» WHAT IS NEEDED
Give again, word for word, the lines below that run from the line with "Generate a Python" through the line with "width=0.72, ax=ax, saturation=1, zorder=3, legend=True)". Drop the pictures.

(Figure scripts)
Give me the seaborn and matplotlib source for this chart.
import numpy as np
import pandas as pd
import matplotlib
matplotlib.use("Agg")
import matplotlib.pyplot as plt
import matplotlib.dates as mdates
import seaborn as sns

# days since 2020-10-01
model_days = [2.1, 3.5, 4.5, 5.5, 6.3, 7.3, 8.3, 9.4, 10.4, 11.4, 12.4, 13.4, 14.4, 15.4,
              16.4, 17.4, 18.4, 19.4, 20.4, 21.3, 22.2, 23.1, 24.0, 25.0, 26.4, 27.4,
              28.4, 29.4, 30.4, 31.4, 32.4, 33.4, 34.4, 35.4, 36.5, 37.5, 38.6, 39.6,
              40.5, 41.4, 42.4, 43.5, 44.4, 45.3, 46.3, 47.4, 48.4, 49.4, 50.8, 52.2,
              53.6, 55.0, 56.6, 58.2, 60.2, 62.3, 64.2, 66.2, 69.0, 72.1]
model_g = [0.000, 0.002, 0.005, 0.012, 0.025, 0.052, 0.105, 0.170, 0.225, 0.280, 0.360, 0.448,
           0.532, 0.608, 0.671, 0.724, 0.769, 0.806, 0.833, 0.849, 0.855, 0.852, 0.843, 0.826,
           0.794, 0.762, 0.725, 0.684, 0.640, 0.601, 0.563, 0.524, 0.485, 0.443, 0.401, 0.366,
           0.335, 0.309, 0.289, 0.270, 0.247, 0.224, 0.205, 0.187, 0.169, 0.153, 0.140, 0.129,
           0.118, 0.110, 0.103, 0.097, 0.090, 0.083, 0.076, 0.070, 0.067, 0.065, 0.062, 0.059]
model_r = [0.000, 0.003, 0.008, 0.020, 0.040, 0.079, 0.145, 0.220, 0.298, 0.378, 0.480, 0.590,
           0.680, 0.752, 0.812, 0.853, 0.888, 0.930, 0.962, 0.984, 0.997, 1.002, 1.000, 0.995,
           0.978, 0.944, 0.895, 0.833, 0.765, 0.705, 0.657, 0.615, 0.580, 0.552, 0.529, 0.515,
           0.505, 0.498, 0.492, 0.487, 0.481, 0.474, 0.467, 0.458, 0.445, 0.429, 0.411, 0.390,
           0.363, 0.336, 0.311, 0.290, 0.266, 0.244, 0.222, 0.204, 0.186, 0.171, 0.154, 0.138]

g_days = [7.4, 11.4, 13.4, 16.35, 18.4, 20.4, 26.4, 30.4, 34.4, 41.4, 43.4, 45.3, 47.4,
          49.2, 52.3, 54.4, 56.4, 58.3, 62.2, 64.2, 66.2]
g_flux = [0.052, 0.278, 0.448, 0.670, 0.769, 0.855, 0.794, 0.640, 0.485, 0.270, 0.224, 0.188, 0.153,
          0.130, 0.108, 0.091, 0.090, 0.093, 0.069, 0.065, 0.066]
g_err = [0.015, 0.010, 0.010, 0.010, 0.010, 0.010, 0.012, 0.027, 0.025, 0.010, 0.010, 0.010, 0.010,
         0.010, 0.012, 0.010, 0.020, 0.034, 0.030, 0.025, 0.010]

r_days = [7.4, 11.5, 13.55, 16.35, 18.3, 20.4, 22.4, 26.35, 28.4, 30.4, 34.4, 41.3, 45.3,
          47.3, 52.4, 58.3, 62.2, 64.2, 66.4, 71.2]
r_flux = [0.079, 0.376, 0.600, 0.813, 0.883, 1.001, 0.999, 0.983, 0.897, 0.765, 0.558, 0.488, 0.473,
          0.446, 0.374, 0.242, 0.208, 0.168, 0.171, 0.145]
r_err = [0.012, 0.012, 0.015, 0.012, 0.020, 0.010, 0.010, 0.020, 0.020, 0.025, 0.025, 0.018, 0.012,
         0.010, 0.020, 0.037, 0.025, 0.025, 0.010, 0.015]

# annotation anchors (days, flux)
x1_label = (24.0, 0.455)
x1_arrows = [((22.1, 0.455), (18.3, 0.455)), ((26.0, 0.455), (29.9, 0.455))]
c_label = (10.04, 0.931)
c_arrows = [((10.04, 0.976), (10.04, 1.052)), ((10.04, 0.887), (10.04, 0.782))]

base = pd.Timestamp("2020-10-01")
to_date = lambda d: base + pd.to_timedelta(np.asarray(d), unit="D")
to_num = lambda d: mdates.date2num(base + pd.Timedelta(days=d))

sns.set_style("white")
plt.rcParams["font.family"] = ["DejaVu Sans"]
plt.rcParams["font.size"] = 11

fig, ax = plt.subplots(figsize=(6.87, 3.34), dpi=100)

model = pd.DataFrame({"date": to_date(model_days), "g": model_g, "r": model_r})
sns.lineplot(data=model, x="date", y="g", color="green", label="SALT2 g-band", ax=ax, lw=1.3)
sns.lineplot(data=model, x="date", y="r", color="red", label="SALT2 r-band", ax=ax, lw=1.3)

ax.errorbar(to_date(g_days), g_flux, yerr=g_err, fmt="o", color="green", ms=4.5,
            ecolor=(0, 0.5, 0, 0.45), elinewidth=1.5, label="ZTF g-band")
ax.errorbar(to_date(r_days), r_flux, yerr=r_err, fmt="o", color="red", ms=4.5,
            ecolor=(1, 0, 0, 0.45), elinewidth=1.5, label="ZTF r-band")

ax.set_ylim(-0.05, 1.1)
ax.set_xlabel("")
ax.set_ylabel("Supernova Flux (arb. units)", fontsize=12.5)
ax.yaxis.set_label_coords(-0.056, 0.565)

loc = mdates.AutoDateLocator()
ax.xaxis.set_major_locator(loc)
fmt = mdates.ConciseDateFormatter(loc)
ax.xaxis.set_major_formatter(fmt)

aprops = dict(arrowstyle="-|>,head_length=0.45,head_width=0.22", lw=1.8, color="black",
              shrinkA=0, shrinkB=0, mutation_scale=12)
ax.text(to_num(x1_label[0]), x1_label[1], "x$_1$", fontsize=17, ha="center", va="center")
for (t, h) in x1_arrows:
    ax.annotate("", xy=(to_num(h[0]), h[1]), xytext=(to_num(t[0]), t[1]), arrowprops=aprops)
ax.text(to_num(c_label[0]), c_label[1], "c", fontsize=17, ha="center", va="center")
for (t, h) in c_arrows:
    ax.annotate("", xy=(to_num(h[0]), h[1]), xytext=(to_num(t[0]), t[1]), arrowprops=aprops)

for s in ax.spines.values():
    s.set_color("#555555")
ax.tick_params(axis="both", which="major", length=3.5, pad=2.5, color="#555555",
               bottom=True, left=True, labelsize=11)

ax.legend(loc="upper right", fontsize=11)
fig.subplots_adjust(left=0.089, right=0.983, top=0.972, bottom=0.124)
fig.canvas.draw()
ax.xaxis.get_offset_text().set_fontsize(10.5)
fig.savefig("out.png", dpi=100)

---

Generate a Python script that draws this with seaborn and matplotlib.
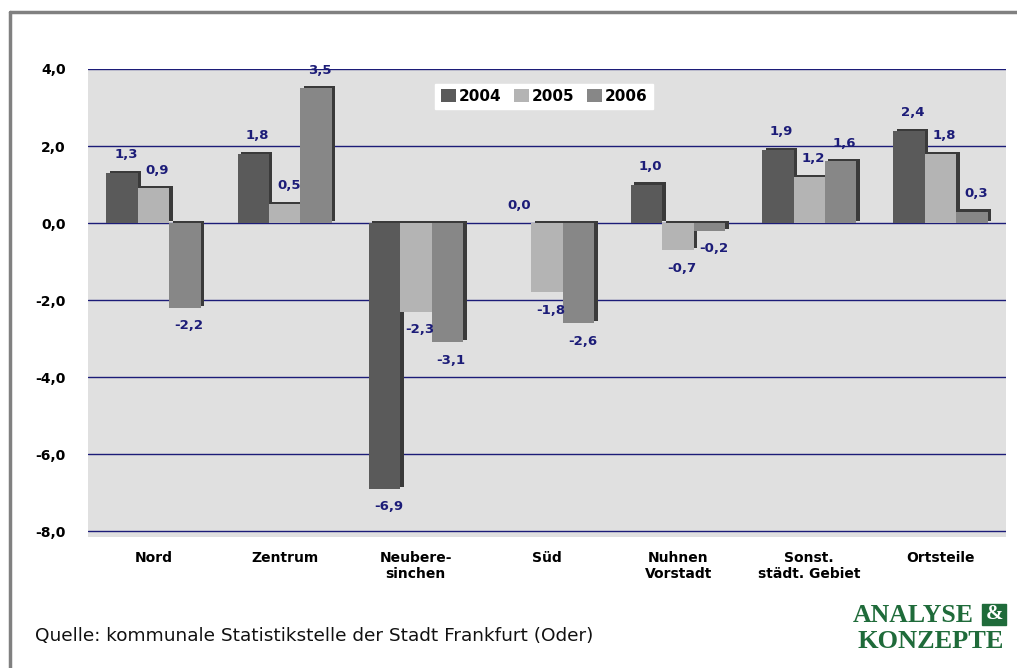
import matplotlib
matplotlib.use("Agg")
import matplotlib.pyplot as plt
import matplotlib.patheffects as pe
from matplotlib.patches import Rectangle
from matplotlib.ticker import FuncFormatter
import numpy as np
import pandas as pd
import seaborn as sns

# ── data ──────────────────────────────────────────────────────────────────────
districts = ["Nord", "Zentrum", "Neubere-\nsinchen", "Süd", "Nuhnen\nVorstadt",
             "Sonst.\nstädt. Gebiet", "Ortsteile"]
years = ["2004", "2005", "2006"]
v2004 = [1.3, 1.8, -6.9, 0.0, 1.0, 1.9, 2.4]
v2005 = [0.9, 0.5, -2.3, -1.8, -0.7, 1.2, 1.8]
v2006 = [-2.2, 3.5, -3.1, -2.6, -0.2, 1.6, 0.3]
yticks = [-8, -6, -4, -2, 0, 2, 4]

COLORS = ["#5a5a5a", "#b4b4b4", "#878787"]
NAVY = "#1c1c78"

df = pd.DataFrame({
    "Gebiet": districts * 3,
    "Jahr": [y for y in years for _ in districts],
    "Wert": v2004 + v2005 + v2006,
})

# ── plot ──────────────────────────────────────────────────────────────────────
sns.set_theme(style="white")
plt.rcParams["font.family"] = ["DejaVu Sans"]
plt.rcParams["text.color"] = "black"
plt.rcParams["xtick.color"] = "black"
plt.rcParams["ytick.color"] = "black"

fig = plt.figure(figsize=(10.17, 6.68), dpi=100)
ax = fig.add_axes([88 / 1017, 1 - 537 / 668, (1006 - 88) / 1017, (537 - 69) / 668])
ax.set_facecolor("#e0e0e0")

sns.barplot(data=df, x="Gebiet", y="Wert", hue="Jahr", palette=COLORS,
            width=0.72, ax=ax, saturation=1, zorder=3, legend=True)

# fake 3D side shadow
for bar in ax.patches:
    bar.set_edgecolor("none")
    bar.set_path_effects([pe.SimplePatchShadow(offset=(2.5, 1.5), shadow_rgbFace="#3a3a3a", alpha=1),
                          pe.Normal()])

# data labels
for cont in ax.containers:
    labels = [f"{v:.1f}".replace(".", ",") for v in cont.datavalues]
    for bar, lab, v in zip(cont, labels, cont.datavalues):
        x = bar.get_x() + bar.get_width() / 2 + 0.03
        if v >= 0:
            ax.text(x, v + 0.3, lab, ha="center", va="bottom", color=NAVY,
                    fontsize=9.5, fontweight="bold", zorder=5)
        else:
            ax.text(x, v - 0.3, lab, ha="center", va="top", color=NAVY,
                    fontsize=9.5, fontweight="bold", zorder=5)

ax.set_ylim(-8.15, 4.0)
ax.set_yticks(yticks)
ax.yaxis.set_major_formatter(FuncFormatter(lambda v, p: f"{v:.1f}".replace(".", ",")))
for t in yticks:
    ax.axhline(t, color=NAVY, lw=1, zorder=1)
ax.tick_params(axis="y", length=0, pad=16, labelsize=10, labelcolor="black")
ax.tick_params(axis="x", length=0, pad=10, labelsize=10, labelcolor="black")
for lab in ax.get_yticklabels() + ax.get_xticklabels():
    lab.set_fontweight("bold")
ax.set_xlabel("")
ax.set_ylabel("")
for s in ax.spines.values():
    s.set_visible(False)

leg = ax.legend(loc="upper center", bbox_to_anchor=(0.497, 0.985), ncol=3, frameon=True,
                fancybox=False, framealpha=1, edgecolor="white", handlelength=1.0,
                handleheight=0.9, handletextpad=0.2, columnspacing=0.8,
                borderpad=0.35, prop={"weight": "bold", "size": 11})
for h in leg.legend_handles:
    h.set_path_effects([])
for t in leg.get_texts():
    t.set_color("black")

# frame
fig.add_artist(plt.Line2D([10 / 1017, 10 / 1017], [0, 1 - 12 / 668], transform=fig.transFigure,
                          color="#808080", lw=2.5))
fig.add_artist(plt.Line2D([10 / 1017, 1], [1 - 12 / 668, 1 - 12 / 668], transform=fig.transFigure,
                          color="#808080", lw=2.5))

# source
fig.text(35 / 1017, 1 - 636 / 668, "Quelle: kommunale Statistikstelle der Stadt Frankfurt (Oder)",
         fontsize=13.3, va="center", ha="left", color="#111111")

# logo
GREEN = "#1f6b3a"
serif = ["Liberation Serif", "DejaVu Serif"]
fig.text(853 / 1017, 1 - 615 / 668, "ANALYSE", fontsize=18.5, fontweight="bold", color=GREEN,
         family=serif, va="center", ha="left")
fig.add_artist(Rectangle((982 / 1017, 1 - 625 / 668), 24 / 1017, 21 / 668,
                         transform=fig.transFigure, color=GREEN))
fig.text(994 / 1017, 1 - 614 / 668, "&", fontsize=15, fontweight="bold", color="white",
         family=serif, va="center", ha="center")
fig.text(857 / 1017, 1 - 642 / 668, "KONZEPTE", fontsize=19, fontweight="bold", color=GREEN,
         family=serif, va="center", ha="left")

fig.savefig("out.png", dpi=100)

» SOLUTION TO THIS EXERCISE
Generate a Python script that draws this with seaborn and matplotlib.
import matplotlib
matplotlib.use("Agg")
import matplotlib.pyplot as plt
import matplotlib.patheffects as pe
from matplotlib.patches import Rectangle
from matplotlib.ticker import FuncFormatter
import numpy as np
import pandas as pd
import seaborn as sns

# ── data ──────────────────────────────────────────────────────────────────────
districts = ["Nord", "Zentrum", "Neubere-\nsinchen", "Süd", "Nuhnen\nVorstadt",
             "Sonst.\nstädt. Gebiet", "Ortsteile"]
years = ["2004", "2005", "2006"]
v2004 = [1.3, 1.8, -6.9, 0.0, 1.0, 1.9, 2.4]
v2005 = [0.9, 0.5, -2.3, -1.8, -0.7, 1.2, 1.8]
v2006 = [-2.2, 3.5, -3.1, -2.6, -0.2, 1.6, 0.3]
yticks = [-8, -6, -4, -2, 0, 2, 4]

COLORS = ["#5a5a5a", "#b4b4b4", "#878787"]
NAVY = "#1c1c78"

df = pd.DataFrame({
    "Gebiet": districts * 3,
    "Jahr": [y for y in years for _ in districts],
    "Wert": v2004 + v2005 + v2006,
})

# ── plot ──────────────────────────────────────────────────────────────────────
sns.set_theme(style="white")
plt.rcParams["font.family"] = ["DejaVu Sans"]
plt.rcParams["text.color"] = "black"
plt.rcParams["xtick.color"] = "black"
plt.rcParams["ytick.color"] = "black"

fig = plt.figure(figsize=(10.17, 6.68), dpi=100)
ax = fig.add_axes([88 / 1017, 1 - 537 / 668, (1006 - 88) / 1017, (537 - 69) / 668])
ax.set_facecolor("#e0e0e0")

sns.barplot(data=df, x="Gebiet", y="Wert", hue="Jahr", palette=COLORS,
            width=0.72, ax=ax, saturation=1, zorder=3, legend=True)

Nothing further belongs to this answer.